Né en 1964, Lewis Trondheim est l’un des cofondateurs de L’Association, maison française lancée en 1992 par six dessinateurs soucieux, dans un contexte de crise, de prendre en main leur carrière en s’offrant leur propre outil éditorial.
Parmi les membres fondateurs de L’Association, Lewis est sans conteste le plus prolifique et sans doute celui dont la carrière a été la plus « grand public ». Sa bibliographie compte plusieurs centaines d’albums pour lesquels il peut être auteur complet ou scénariste, plus rarement dessinateur au service d’un scénariste. Par goût de la contrainte formelle, il a abordé à peu près tous les genres (y compris certains pour lesquels il a peu d’appétence), toutes les formes (le strip, la BD à suivre, le mini-comix..) et tous les supports (papier, écran numérique). Il a également participé à l’adaptation de quelques-unes de ses propres créations BD en dessin animé. Il est l’un des fondateurs de l’OuBaPo (OUvroir de BAnde dessinée POtentielle), filiale de l’OuLiPo, pour lesquels il a réalisé des dizaines d’exercices la plupart du temps virtuoses.

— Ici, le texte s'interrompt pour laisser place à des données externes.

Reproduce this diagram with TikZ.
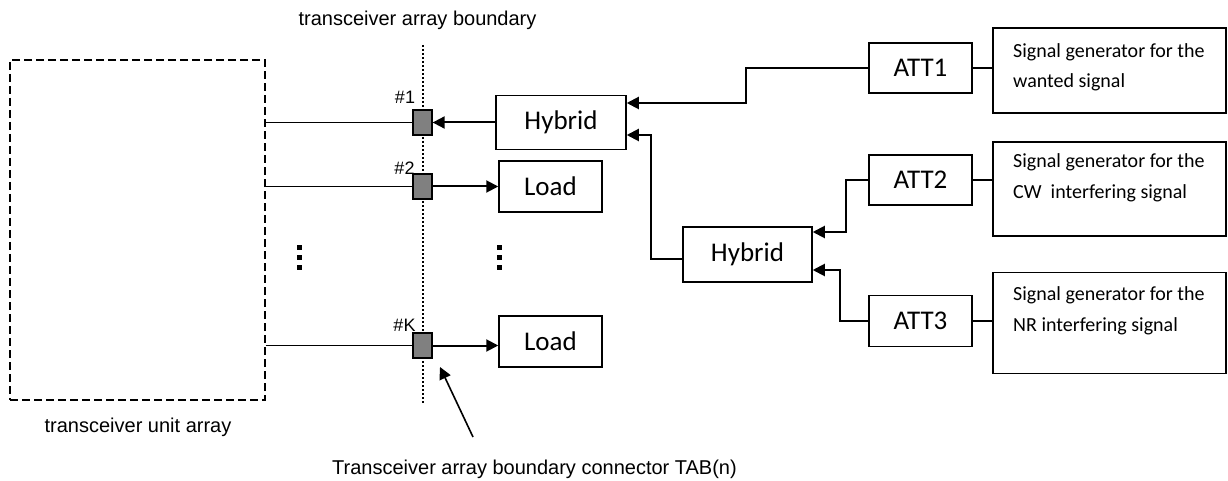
\documentclass[tikz,border=0pt]{standalone}
\usepackage{fontspec}
\setmainfont{Liberation Sans}
\newfontfamily\boxfont{Carlito}
\usetikzlibrary{positioning,calc,arrows.meta}
\definecolor{ink}{HTML}{000000}
\definecolor{tabgray}{HTML}{808080}

\begin{document}
\begin{tikzpicture}[
      x=1pt,y=-1pt,
      box/.style={draw=ink,rectangle,line width=1.5pt,inner sep=0pt,font=\boxfont\fontsize{27}{32}\selectfont},
      genbox/.style={draw=ink,rectangle,line width=1.5pt,inner sep=0pt,minimum width=233pt},
      gentext/.style={anchor=west,inner sep=0pt,align=left,font=\boxfont\fontsize{20}{30.5}\selectfont},
      tab/.style={draw=ink,fill=tabgray,line width=1.3pt,minimum width=19pt,minimum height=25pt,inner sep=0pt},
      lbl/.style={inner sep=0pt,font=\fontsize{20}{24}\selectfont},
      port/.style={inner sep=0pt,font=\fontsize{18}{22}\selectfont},
      wire/.style={ink,line width=1.3pt},
      arr/.style={-{Triangle[length=12pt,width=12pt]},ink,line width=2pt}]
      \useasboundingbox (0,0) rectangle (1228,481);
      % transceiver side
      \node[draw=ink,dash pattern=on 8pt off 4pt,line width=1.3pt,minimum width=255pt,minimum height=340pt] (tua) at (137.5,230) {};
      \node[lbl] (tualbl) at (138,427) {transceiver unit array};
      \coordinate (bndtop) at (423,45);
      \coordinate (bndbot) at (423,403);
      \draw[ink,line width=1.8pt,dash pattern=on 2pt off 2pt] (bndtop) -- (bndbot);
      \node[lbl] (bndlbl) at (417.5,20) {transceiver array boundary};
      \node[tab] (sq1) at (422.5,122.5) {};
      \node[tab] (sq2) at (422.5,186.5) {};
      \node[tab] (sqK) at (422.5,345.5) {};
      \node[port] (p1) at (405,97) {\#1};
      \node[port] (p2) at (404.5,168) {\#2};
      \node[port] (pK) at (404.5,325) {\#K};
      \foreach \y in {245,255,265} {
        \fill[ink] (297,\y) rectangle +(4.5,4.5);
        \fill[ink] (497,\y) rectangle +(4.5,4.5);
      }
      % test equipment
      \node[box,minimum width=130pt,minimum height=54pt] (hyb1) at (561,122.5) {Hybrid};
      \node[box,minimum width=103pt,minimum height=51pt] (load1) at (550.5,186.5) {Load};
      \node[box,minimum width=103pt,minimum height=51pt] (loadK) at (550.5,341.5) {Load};
      \node[box,minimum width=129pt,minimum height=55pt] (hyb2) at (747.5,254.5) {Hybrid};
      \node[box,minimum width=103pt,minimum height=50pt] (att1) at (920.5,68) {ATT1};
      \node[box,minimum width=103pt,minimum height=50pt] (att2) at (920.5,180) {ATT2};
      \node[box,minimum width=103pt,minimum height=51pt] (att3) at (920.5,321) {ATT3};
      \node[genbox,minimum height=85pt] (gen1) at (1109.5,70.5) {};
      \node[genbox,minimum height=94pt] (gen2) at (1109.5,189) {};
      \node[genbox,minimum height=101pt] (gen3) at (1109.5,323) {};
      \node[gentext] (gen1txt) at (1013,67.5) {Signal generator for the\\wanted signal};
      \node[gentext] (gen2txt) at (1013,178) {Signal generator for the\\CW\ \ interfering signal};
      \node[gentext] (gen3txt) at (1013,311) {Signal generator for the\\NR interfering signal};
      \node[lbl,anchor=west] (tablbl) at (332,469) {Transceiver array boundary connector TAB(n)};
      \coordinate (tabtail) at (473,437);
      \coordinate (tabhead) at (440,367);
      % connections
      \draw[wire] (tua.east |- sq1) -- (sq1.west);
      \draw[wire] (tua.east |- sq2) -- (sq2.west);
      \draw[wire] (tua.east |- sqK) -- (sqK.west);
      \draw[arr] (hyb1.west) -- (sq1.east);
      \draw[arr] (sq2.east) -- (load1.west);
      \draw[arr] (sqK.east) -- (sqK.east -| loadK.west);
      \draw[arr] (att1.west) -- ++(-122,0) |- ($(hyb1.east)+(0,-19.5)$);
      \draw[arr] ($(hyb2.west)+(0,4.5)$) -- ++(-31,0) |- ($(hyb1.east)+(0,12.5)$);
      \draw[arr] (att2.west) -- ++(-22,0) |- ($(hyb2.east)+(0,-22.5)$);
      \draw[arr] (att3.west) -- ++(-28,0) |- ($(hyb2.east)+(0,15.5)$);
      \draw[wire] (att1.east) -- (att1.east -| gen1.west);
      \draw[wire] (att2.east) -- (att2.east -| gen2.west);
      \draw[wire] (att3.east) -- (att3.east -| gen3.west);
      \draw[arr,line width=1.6pt] (tabtail) -- (tabhead);
    \end{tikzpicture}
\end{document}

Son travail est presque exclusivement animalier, ses personnages étant un hybride de corps humain surmonté d’une tête animale (lui-même se représente comme un perroquet doté d’un fort bec). Cette inspiration lui vient, a-t-il déclaré, de ses lectures enfantines des aventures de Mickey et Donald dessinées par Floyd Gottfredson et Carl Barks pour Disney.
Dans cette œuvre immense, le personnage de Lapinot occupe une place particulière. C’est le personnage qu’il a créé en 1992, pour un projet qui sonnait alors comme une gageure : s’engager, sans scénario préalable, dans la réalisation d’un album de cinq-cents pages à suivre (l’histoire n’est pas chapitrée) dessiné directement à l’encre de Chine, sans esquisses ni crayonnés préalables. Cela donnera Lapinot ou les carottes de Patagonie, dont Trondheim dit qu’il est le livre avec lequel il a appris à dessiner. A la suite, Lapinot va être le héros fétiche de la première partie de la carrière de Trondheim, qu’il transporte, avec un « casting » de personnages immuables, d’album en album et d’univers en univers, avant de le « tuer » en 2004 dans une histoire mélancolique intitulée La Vie comme elle vient. Lapinot est ressuscité en 2017, pour un album cartonné couleur publié par L’Association.
Débutée au sein de L’Association, la carrière de Lapinot va se poursuivre chez Dargaud, donnant lieu même à une curiosité éditoriale puisque, par souci de cohérence, Lewis Trondheim va entièrement redessiner les pages de Slaloms, premier album de la série initialement paru en 1993 à L’Association, et qui reparait en 1997 dans un format différent et en couleur chez Dargaud.
La page que nous présentons aujourd’hui est extraite de la première version du récit en noir et blanc. Slaloms mêle le récit plein d’humour des vacances d’hiver d’un groupe de copains décidés à prendre du bon temps et un arrière-plan plus fantastique, où il est question de morts violentes. Elle montre des personnages en train de jouer au Trivial Pursuit et se signale par la vivacité de ses dialogues et la fluidité d’un découpage qui annule tout ce que cette scène aurait pu avoir de statique.